'''

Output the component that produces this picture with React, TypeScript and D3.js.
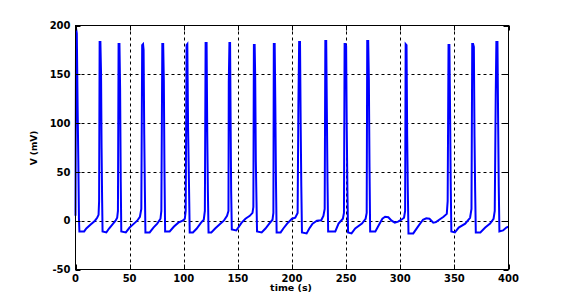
import { scaleLinear, line } from "d3";

// axis ticks
const xTicks = [0, 50, 100, 150, 200, 250, 300, 350, 400];
const yTicks = [-50, 0, 50, 100, 150, 200];

// membrane potential trace: [time (s), V (mV)]
const trace: [number, number][] = [
  [0, 5], [0.5, 197], [1.2, 192], [2.0, 113], [2.6, 62], [3.2, 2], [3.6, -11],
  [8, -11], [10, -8], [14, -4], [18, 0], [20, 3], [21.3, 6], [21.8, 20],
  [22.3, 183], [23.0, 183], [23.6, 151], [24.1, 74], [24.6, 21], [25.0, -11],
  [28.5, -12], [31, -8], [34, -4], [37, 0], [38.5, 3], [39.2, 10],
  [39.8, 181], [40.6, 181], [41.2, 136], [41.8, 40], [42.3, -11],
  [46.5, -12], [50, -7], [54, -3], [57, 0], [59.5, 4], [60.8, 12],
  [61.6, 180], [62.4, 181], [62.9, 175], [63.5, 88], [64.1, 30], [64.6, -12],
  [68.5, -12], [72, -7], [75.5, -3], [78.5, 2], [79.3, 10],
  [80.2, 181], [81, 181], [81.6, 144], [82.2, 50], [82.8, -11],
  [87, -11], [91, -6], [95, -2], [99, 0], [101, 2], [101.8, 10],
  [102.6, 180], [103.3, 181], [104, 95], [104.8, 40], [105.5, -12],
  [108.5, -12], [112, -8], [116, -2], [118.5, 1], [119.5, 10],
  [120.2, 182], [121.1, 182], [121.7, 91], [122.3, 30], [122.9, -12],
  [125.5, -12], [129, -8], [133, -4], [137, 0], [140, 5], [141.3, 10],
  [141.6, 142], [142.2, 182], [142.8, 182], [143.3, 100], [143.8, 30], [144.4, -9],
  [148.5, -10], [153.5, -2], [157, 2], [161, 5], [163.5, 8], [164.3, 14],
  [164.8, 180], [165.5, 180], [166, 148], [166.6, 60], [167.2, 20], [167.7, -11],
  [172, -12], [175.5, -8], [179, -3], [182, 1], [182.8, 8],
  [183.2, 181], [184, 181], [184.6, 118], [185.2, 40], [185.8, -12],
  [189.5, -12], [192, -8], [195.5, -3], [200, 2], [203, 3], [205.2, 8],
  [205.9, 118], [206.6, 183], [207.4, 183], [208.0, 101], [208.6, 35], [209.2, -12],
  [213.5, -13], [216, -8], [219, -3], [223, 0], [227, 0.5], [229, 5], [230.2, 12],
  [230.8, 184], [231.6, 184], [232.2, 112], [232.8, 40], [233.4, -11],
  [240, -11], [243, -3], [247, 2], [248, 8],
  [248.6, 181], [249.4, 181], [250, 179], [250.6, 92], [251.2, 30], [251.8, -12],
  [255, -13], [258.4, -8], [264.6, -3], [268, 2], [269, 8],
  [269.5, 184], [270.4, 184], [271, 145], [271.6, 55], [272.2, -11],
  [277, -11], [280, -5], [283.5, 2], [286, 4], [289, 3.5], [292, 0], [295, -2],
  [298, -1], [301, 1], [303.5, 3], [304.5, 10],
  [305.0, 181], [305.8, 180], [306.4, 87], [307, 30], [307.6, -13],
  [312, -13], [317, -5], [321, 1], [324, 2.5], [327, 2], [330.5, -2], [333, -1.5],
  [336, 1], [340, 4], [343, 7], [343.8, 20],
  [344.6, 180], [345.4, 180], [346, 116], [346.6, 40], [347.2, -11],
  [350.5, -12], [354, -7], [360, -3], [364.5, 3], [365.8, 12],
  [366.5, 181], [367.3, 181], [368, 178], [368.6, 86], [369.2, 30], [369.8, -12],
  [374, -12], [378.5, -7], [383, -3], [386.2, 2], [387.3, 10],
  [388.2, 128], [388.8, 183], [389.8, 183], [390.4, 105], [391, 35], [391.6, -11],
  [395, -10], [398, -7], [400, -6],
];

const W = 564;
const H = 305;
const font = "'DejaVu Sans', sans-serif";

export default function App() {
  const x = scaleLinear().domain([0, 400]).range([75.5, 508.5]);
  const y = scaleLinear().domain([-50, 200]).range([269.5, 25.5]);
  const [x0, x1] = x.range();
  const [y0, y1] = y.range();
  const tick = 5;

  const path = line<[number, number]>()
    .x((d) => x(d[0]))
    .y((d) => y(d[1]))(trace) || "";

  return (
    <svg
      width={W}
      height={H}
      style={{ position: "absolute", left: 0, top: 0, background: "#fff" }}
    >
      {/* grid */}
      <g stroke="#000" strokeWidth={1} strokeDasharray="3,3">
        {xTicks.slice(1, -1).map((t) => (
          <line key={"gx" + t} x1={Math.round(x(t)) + 0.5} x2={Math.round(x(t)) + 0.5} y1={y1} y2={y0} />
        ))}
        {yTicks.slice(1, -1).map((t) => (
          <line key={"gy" + t} x1={x0} x2={x1} y1={Math.round(y(t)) + 0.5} y2={Math.round(y(t)) + 0.5} />
        ))}
      </g>

      {/* trace */}
      <path d={path} fill="none" stroke="#0000ff" strokeWidth={2} strokeLinejoin="miter" />

      {/* box and ticks */}
      <rect x={x0} y={y1} width={x1 - x0} height={y0 - y1} fill="none" stroke="#000" strokeWidth={1} />
      <g stroke="#000" strokeWidth={1}>
        {xTicks.map((t) => {
          const px = Math.round(x(t)) + 0.5;
          return (
            <g key={"tx" + t}>
              <line x1={px} x2={px} y1={y0} y2={y0 - tick} />
              <line x1={px} x2={px} y1={y1} y2={y1 + tick} />
            </g>
          );
        })}
        {yTicks.map((t) => {
          const py = Math.round(y(t)) + 0.5;
          return (
            <g key={"ty" + t}>
              <line x1={x0} x2={x0 + tick} y1={py} y2={py} />
              <line x1={x1} x2={x1 - tick} y1={py} y2={py} />
            </g>
          );
        })}
      </g>

      {/* tick labels */}
      <g fontFamily={font} fontWeight="bold" fontSize={10} fill="#000">
        {xTicks.map((t) => (
          <text key={"lx" + t} x={x(t)} y={y0 + 12} textAnchor="middle">
            {t}
          </text>
        ))}
        {yTicks.map((t) => (
          <text key={"ly" + t} x={x0 - 5} y={y(t) + 3.6} textAnchor="end">
            {t}
          </text>
        ))}
      </g>

      {/* axis labels */}
      <text
        x={(x0 + x1) / 2 - 1}
        y={291}
        textAnchor="middle"
        fontFamily={font}
        fontWeight="bold"
        fontSize={9.5}
      >
        time (s)
      </text>
      <text
        transform={`translate(37,148) rotate(-90)`}
        textAnchor="middle"
        fontFamily={font}
        fontWeight="bold"
        fontSize={9}
      >
        V (mV)
      </text>
    </svg>
  );
}
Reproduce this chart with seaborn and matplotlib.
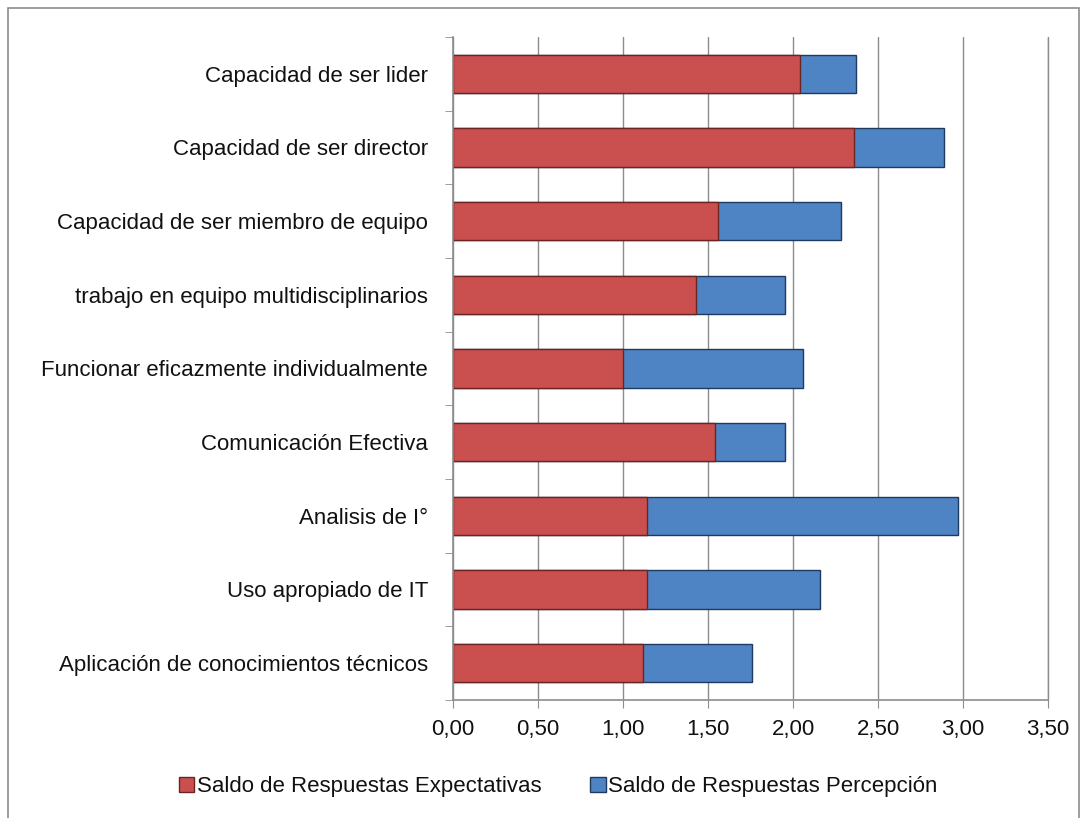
import numpy as np
import pandas as pd
import seaborn as sns
import matplotlib.pyplot as plt
from matplotlib.patches import Rectangle
from matplotlib.ticker import FixedLocator, FuncFormatter

# data (top to bottom)
categorias = [
    "Capacidad de ser lider",
    "Capacidad de ser director",
    "Capacidad de ser miembro de equipo",
    "trabajo en equipo multidisciplinarios",
    "Funcionar eficazmente individualmente",
    "Comunicación Efectiva",
    "Analisis de I°",
    "Uso apropiado de IT",
    "Aplicación de conocimientos técnicos",
]
expectativas = [2.04, 2.36, 1.56, 1.43, 1.00, 1.54, 1.14, 1.14, 1.12]
percepcion = [0.33, 0.53, 0.72, 0.52, 1.06, 0.41, 1.83, 1.02, 0.64]

df = pd.DataFrame({"cat": categorias, "exp": expectativas, "per": percepcion})
df["total"] = df["exp"] + df["per"]

sns.set_style("white")
plt.rcParams["font.family"] = ["Liberation Sans", "DejaVu Sans"]

red = "#C9504E"
blue = "#4F84C4"
grey = "#8C8C8C"

fig = plt.figure(figsize=(10.88, 8.18), dpi=100)
ax = fig.add_axes([0.4164, 0.1443, 0.5469, 0.8105])

# stacked: total in blue, expectativas in red drawn over it
sns.barplot(data=df, x="total", y="cat", color=blue, width=0.52, orient="h",
            edgecolor="#1F3A60", linewidth=1.0, saturation=1, ax=ax,
            label="Saldo de Respuestas Percepción")
sns.barplot(data=df, x="exp", y="cat", color=red, width=0.52, orient="h",
            edgecolor="#6B2422", linewidth=1.0, saturation=1, ax=ax,
            label="Saldo de Respuestas Expectativas")

ax.set_xlim(0, 3.5)
ax.set_ylim(len(categorias) - 0.5, -0.5)
ax.set_xticks(np.arange(0, 3.51, 0.5))
ax.xaxis.set_major_formatter(FuncFormatter(lambda v, p: f"{v:.2f}".replace(".", ",")))
ax.grid(axis="x", color=grey, linewidth=1.0)
ax.set_axisbelow(True)
ax.axvline(3.5, color=grey, linewidth=1.0, clip_on=False, zorder=0)

ax.set_xlabel("")
ax.set_ylabel("")
ax.tick_params(axis="y", length=0, labelsize=16, pad=18, labelcolor="#111111")
ax.tick_params(axis="x", direction="out", length=6, color=grey,
               labelsize=16, pad=8, bottom=True, labelcolor="#111111")
ax.yaxis.set_minor_locator(FixedLocator(np.arange(-0.5, len(categorias), 1.0)))
ax.tick_params(axis="y", which="minor", direction="out", length=6,
               color=grey, left=True)

for s in ["top", "right"]:
    ax.spines[s].set_visible(False)
for s in ["left", "bottom"]:
    ax.spines[s].set_color(grey)
    ax.spines[s].set_linewidth(1.2)

# legend: expectativas first
handles, labels = ax.get_legend_handles_labels()
order = [labels.index("Saldo de Respuestas Expectativas"),
         labels.index("Saldo de Respuestas Percepción")]
if ax.get_legend():
    ax.get_legend().remove()
fig.legend([handles[i] for i in order], [labels[i] for i in order],
           loc="center", bbox_to_anchor=(0.513, 0.038), ncol=2, frameon=False,
           fontsize=16, handlelength=0.7, handleheight=0.7, handletextpad=0.1,
           columnspacing=2.2, labelcolor="#111111")

# outer chart frame
fig.patches.append(Rectangle((0.007, -0.01), 0.985, 1.0, transform=fig.transFigure,
                             fill=False, edgecolor=grey, linewidth=1.2))

plt.savefig("out.png", dpi=100)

'''

● **WORK TO DO**
Leave the pictures out and print, exactly as written, every line from the one holding "Reproduce this chart" down to the one holding "ax = fig.add_axes([0.4164, 0.1443, 0.5469, 0.8105])", both of those included.

● **FINAL RESULT**
Reproduce this chart with seaborn and matplotlib.
import numpy as np
import pandas as pd
import seaborn as sns
import matplotlib.pyplot as plt
from matplotlib.patches import Rectangle
from matplotlib.ticker import FixedLocator, FuncFormatter

# data (top to bottom)
categorias = [
    "Capacidad de ser lider",
    "Capacidad de ser director",
    "Capacidad de ser miembro de equipo",
    "trabajo en equipo multidisciplinarios",
    "Funcionar eficazmente individualmente",
    "Comunicación Efectiva",
    "Analisis de I°",
    "Uso apropiado de IT",
    "Aplicación de conocimientos técnicos",
]
expectativas = [2.04, 2.36, 1.56, 1.43, 1.00, 1.54, 1.14, 1.14, 1.12]
percepcion = [0.33, 0.53, 0.72, 0.52, 1.06, 0.41, 1.83, 1.02, 0.64]

df = pd.DataFrame({"cat": categorias, "exp": expectativas, "per": percepcion})
df["total"] = df["exp"] + df["per"]

sns.set_style("white")
plt.rcParams["font.family"] = ["Liberation Sans", "DejaVu Sans"]

red = "#C9504E"
blue = "#4F84C4"
grey = "#8C8C8C"

fig = plt.figure(figsize=(10.88, 8.18), dpi=100)
ax = fig.add_axes([0.4164, 0.1443, 0.5469, 0.8105])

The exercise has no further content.